INSTRUCTION: Both boundary lines count: repeat, exactly and alone, the lines from the one containing "Reproduce this diagram with TikZ." to the one containing "-- (filterB.south east);", with pictures left out.

[START OF GIVEN DATA]

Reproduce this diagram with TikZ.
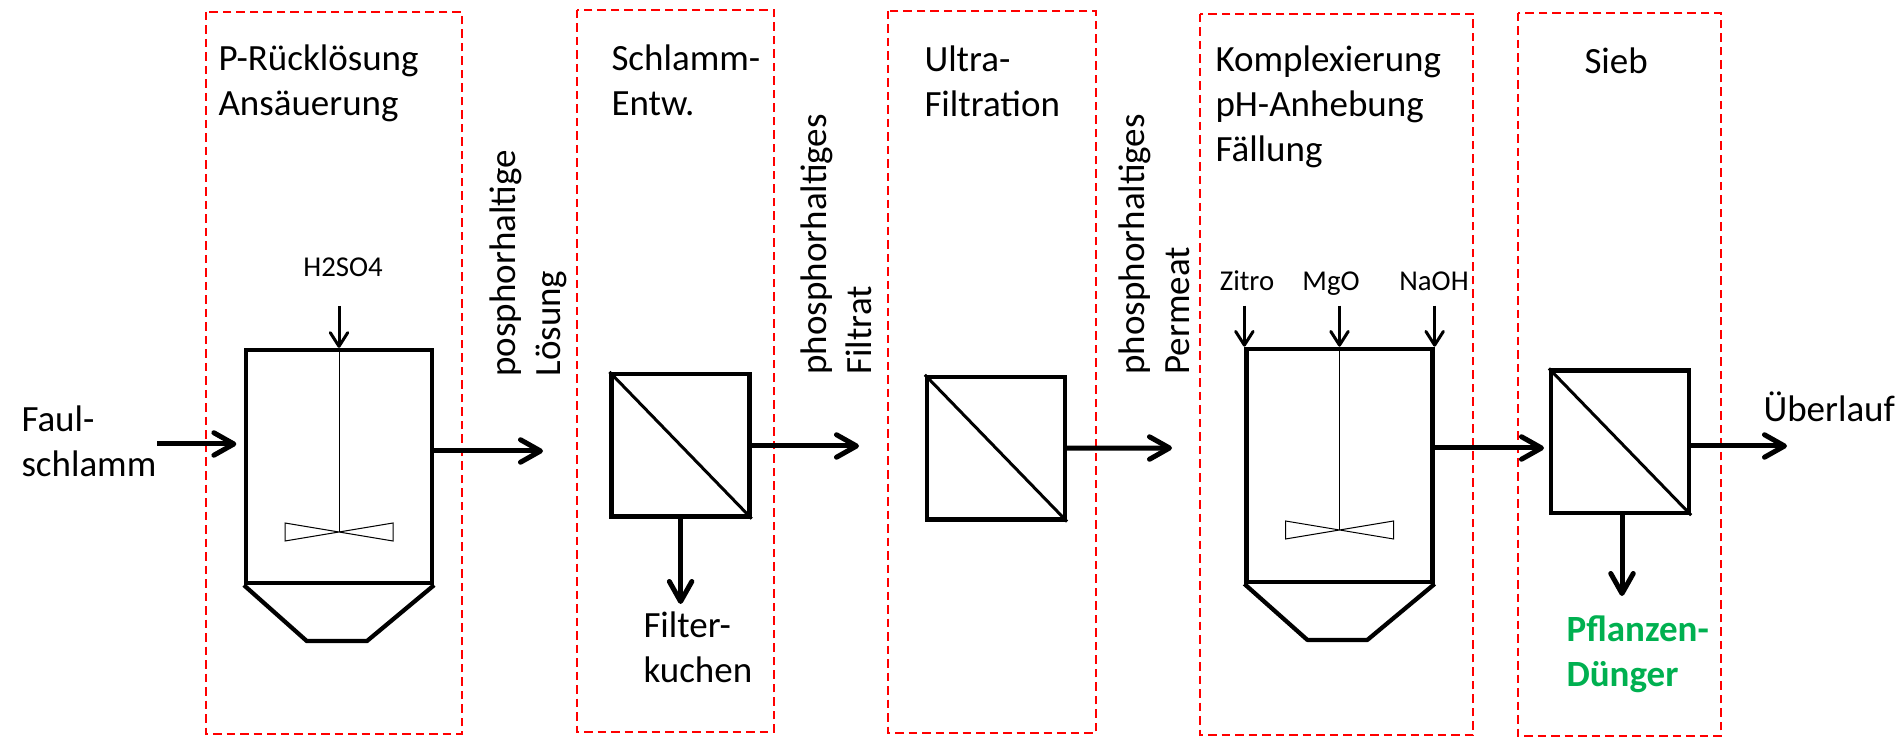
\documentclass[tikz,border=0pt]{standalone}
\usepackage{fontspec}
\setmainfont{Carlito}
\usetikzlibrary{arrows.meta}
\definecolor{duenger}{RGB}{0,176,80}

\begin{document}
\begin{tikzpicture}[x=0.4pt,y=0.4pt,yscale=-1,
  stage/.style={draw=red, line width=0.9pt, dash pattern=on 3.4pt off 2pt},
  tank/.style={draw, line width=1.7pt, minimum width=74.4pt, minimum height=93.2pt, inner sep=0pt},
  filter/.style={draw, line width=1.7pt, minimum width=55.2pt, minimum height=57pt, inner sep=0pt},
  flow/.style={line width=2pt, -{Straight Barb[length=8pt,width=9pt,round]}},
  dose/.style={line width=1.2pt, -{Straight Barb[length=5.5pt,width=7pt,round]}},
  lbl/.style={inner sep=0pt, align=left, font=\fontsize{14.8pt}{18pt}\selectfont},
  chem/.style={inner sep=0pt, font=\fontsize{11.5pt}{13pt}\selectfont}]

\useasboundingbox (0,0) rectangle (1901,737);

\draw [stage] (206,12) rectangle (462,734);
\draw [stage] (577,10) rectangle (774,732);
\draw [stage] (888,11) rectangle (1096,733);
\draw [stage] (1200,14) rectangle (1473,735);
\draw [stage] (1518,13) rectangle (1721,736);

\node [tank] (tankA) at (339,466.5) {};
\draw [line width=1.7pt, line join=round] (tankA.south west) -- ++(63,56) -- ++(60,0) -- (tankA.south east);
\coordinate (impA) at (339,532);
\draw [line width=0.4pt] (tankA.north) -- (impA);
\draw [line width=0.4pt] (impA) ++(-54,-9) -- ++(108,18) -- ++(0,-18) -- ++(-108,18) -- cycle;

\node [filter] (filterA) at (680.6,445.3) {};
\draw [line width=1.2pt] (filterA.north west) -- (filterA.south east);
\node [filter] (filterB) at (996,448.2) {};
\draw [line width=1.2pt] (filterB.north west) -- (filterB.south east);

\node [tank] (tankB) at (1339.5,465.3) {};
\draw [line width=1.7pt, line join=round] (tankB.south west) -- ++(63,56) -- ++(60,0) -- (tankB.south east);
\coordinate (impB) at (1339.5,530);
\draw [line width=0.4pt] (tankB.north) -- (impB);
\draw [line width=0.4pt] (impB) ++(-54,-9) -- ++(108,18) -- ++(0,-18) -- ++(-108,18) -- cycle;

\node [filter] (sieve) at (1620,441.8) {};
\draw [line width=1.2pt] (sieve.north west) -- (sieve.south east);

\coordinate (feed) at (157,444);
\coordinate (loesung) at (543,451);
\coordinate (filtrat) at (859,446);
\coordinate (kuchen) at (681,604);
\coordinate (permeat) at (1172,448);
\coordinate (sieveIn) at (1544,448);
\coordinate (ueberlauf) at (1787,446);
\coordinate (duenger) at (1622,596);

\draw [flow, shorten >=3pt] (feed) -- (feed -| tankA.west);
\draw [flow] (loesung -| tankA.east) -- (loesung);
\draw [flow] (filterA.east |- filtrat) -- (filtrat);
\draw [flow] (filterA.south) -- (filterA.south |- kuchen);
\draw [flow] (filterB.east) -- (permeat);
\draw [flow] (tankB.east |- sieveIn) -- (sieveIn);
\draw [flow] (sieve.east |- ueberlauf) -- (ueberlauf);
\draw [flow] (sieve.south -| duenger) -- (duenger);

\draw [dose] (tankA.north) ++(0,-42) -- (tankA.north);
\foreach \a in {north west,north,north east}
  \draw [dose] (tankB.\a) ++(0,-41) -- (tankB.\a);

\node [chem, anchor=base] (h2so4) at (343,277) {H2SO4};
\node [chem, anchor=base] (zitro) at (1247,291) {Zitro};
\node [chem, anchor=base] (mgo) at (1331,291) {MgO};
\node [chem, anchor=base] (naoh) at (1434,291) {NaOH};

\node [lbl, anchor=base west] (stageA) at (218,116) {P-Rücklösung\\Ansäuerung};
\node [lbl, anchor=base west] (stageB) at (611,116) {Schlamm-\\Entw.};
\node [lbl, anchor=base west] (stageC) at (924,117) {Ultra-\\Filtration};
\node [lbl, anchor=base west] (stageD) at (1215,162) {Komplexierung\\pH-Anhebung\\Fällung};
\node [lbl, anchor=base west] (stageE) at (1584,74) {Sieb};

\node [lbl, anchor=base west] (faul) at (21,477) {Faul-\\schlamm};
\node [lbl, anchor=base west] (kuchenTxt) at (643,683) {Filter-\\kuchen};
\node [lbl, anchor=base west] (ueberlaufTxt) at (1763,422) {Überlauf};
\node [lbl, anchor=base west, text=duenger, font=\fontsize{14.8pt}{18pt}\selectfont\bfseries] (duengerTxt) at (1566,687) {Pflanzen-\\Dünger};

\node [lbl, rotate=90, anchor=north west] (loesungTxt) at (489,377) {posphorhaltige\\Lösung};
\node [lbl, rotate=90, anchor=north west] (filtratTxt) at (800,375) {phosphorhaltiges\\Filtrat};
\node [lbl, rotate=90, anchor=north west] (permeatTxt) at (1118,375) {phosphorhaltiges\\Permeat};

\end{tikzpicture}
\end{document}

[END OF GIVEN DATA]
[START OF GIVEN DATA]

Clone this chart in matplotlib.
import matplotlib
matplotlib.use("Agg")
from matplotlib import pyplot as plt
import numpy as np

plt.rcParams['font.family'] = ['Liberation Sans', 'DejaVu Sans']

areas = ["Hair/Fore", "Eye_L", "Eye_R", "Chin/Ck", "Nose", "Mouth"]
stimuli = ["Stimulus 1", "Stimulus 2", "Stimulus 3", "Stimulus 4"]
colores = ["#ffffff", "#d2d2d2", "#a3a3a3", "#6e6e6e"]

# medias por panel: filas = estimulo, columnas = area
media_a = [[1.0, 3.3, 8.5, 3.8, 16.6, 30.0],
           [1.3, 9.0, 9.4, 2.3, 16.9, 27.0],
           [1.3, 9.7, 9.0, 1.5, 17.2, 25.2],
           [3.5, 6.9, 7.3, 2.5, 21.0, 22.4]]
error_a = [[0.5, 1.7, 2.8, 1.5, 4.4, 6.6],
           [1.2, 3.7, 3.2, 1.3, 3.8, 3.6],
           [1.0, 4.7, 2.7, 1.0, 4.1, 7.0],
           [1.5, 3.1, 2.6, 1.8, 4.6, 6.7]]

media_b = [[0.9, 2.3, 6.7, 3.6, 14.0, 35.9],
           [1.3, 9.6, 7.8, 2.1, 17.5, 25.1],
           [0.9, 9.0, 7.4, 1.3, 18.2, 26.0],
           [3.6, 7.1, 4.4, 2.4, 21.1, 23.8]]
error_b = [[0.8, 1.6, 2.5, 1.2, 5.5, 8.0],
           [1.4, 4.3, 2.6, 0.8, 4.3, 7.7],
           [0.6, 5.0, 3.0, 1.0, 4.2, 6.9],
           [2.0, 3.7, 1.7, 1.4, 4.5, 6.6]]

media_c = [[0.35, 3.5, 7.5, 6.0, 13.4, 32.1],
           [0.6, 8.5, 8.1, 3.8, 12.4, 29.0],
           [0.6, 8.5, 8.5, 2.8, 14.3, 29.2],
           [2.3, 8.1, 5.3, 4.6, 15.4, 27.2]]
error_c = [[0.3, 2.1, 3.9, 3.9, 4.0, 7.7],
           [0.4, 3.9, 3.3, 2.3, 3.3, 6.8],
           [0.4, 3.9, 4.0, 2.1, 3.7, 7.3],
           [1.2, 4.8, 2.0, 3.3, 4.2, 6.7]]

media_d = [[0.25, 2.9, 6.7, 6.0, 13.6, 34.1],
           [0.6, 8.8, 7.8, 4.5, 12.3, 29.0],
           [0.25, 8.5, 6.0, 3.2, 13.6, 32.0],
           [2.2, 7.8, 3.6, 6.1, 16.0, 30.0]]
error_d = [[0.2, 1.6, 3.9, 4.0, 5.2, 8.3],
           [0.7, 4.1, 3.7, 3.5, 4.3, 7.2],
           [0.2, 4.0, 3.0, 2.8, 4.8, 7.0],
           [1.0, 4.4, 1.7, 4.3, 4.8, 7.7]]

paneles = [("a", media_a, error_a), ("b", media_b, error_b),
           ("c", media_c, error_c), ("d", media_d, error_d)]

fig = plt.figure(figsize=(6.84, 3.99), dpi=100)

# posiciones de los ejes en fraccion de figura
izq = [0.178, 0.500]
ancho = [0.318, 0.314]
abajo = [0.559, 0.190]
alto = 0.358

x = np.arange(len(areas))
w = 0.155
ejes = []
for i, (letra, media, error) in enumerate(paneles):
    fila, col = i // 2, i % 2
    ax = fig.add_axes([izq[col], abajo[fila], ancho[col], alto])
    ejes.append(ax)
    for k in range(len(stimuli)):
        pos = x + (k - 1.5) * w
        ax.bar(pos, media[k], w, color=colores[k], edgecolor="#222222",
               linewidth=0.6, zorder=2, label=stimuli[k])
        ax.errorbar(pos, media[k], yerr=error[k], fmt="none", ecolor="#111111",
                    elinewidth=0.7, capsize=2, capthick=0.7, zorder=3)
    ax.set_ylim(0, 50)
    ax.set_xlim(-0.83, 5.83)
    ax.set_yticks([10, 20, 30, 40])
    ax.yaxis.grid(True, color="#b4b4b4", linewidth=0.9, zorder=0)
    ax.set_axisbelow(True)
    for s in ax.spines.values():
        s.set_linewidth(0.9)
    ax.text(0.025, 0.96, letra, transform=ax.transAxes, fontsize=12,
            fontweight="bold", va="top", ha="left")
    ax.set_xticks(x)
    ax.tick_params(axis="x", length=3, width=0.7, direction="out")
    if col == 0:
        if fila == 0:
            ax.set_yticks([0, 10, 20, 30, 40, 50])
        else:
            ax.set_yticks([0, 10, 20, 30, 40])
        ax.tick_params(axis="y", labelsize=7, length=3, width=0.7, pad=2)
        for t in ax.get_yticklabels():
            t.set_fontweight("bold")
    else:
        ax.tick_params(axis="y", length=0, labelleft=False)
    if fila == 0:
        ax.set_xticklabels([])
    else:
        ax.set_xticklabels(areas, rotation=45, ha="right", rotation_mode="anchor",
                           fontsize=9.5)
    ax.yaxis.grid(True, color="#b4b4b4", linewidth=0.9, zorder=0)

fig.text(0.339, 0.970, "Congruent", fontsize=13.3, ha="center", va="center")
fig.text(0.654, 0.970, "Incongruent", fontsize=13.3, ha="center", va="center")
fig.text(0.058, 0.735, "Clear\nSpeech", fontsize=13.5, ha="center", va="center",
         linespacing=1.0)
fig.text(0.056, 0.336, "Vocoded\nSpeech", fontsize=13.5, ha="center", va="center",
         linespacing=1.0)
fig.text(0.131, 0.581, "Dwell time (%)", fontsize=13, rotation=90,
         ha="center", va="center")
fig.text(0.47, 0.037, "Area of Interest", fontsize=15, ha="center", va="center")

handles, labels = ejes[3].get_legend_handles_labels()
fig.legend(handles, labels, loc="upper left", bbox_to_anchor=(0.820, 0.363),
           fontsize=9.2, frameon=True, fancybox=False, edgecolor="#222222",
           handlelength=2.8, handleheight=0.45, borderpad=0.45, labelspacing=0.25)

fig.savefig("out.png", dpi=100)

[END OF GIVEN DATA]

SOLUTION FOR THIS EXERCISE:
Reproduce this diagram with TikZ.
\documentclass[tikz,border=0pt]{standalone}
\usepackage{fontspec}
\setmainfont{Carlito}
\usetikzlibrary{arrows.meta}
\definecolor{duenger}{RGB}{0,176,80}

\begin{document}
\begin{tikzpicture}[x=0.4pt,y=0.4pt,yscale=-1,
  stage/.style={draw=red, line width=0.9pt, dash pattern=on 3.4pt off 2pt},
  tank/.style={draw, line width=1.7pt, minimum width=74.4pt, minimum height=93.2pt, inner sep=0pt},
  filter/.style={draw, line width=1.7pt, minimum width=55.2pt, minimum height=57pt, inner sep=0pt},
  flow/.style={line width=2pt, -{Straight Barb[length=8pt,width=9pt,round]}},
  dose/.style={line width=1.2pt, -{Straight Barb[length=5.5pt,width=7pt,round]}},
  lbl/.style={inner sep=0pt, align=left, font=\fontsize{14.8pt}{18pt}\selectfont},
  chem/.style={inner sep=0pt, font=\fontsize{11.5pt}{13pt}\selectfont}]

\useasboundingbox (0,0) rectangle (1901,737);

\draw [stage] (206,12) rectangle (462,734);
\draw [stage] (577,10) rectangle (774,732);
\draw [stage] (888,11) rectangle (1096,733);
\draw [stage] (1200,14) rectangle (1473,735);
\draw [stage] (1518,13) rectangle (1721,736);

\node [tank] (tankA) at (339,466.5) {};
\draw [line width=1.7pt, line join=round] (tankA.south west) -- ++(63,56) -- ++(60,0) -- (tankA.south east);
\coordinate (impA) at (339,532);
\draw [line width=0.4pt] (tankA.north) -- (impA);
\draw [line width=0.4pt] (impA) ++(-54,-9) -- ++(108,18) -- ++(0,-18) -- ++(-108,18) -- cycle;

\node [filter] (filterA) at (680.6,445.3) {};
\draw [line width=1.2pt] (filterA.north west) -- (filterA.south east);
\node [filter] (filterB) at (996,448.2) {};
\draw [line width=1.2pt] (filterB.north west) -- (filterB.south east);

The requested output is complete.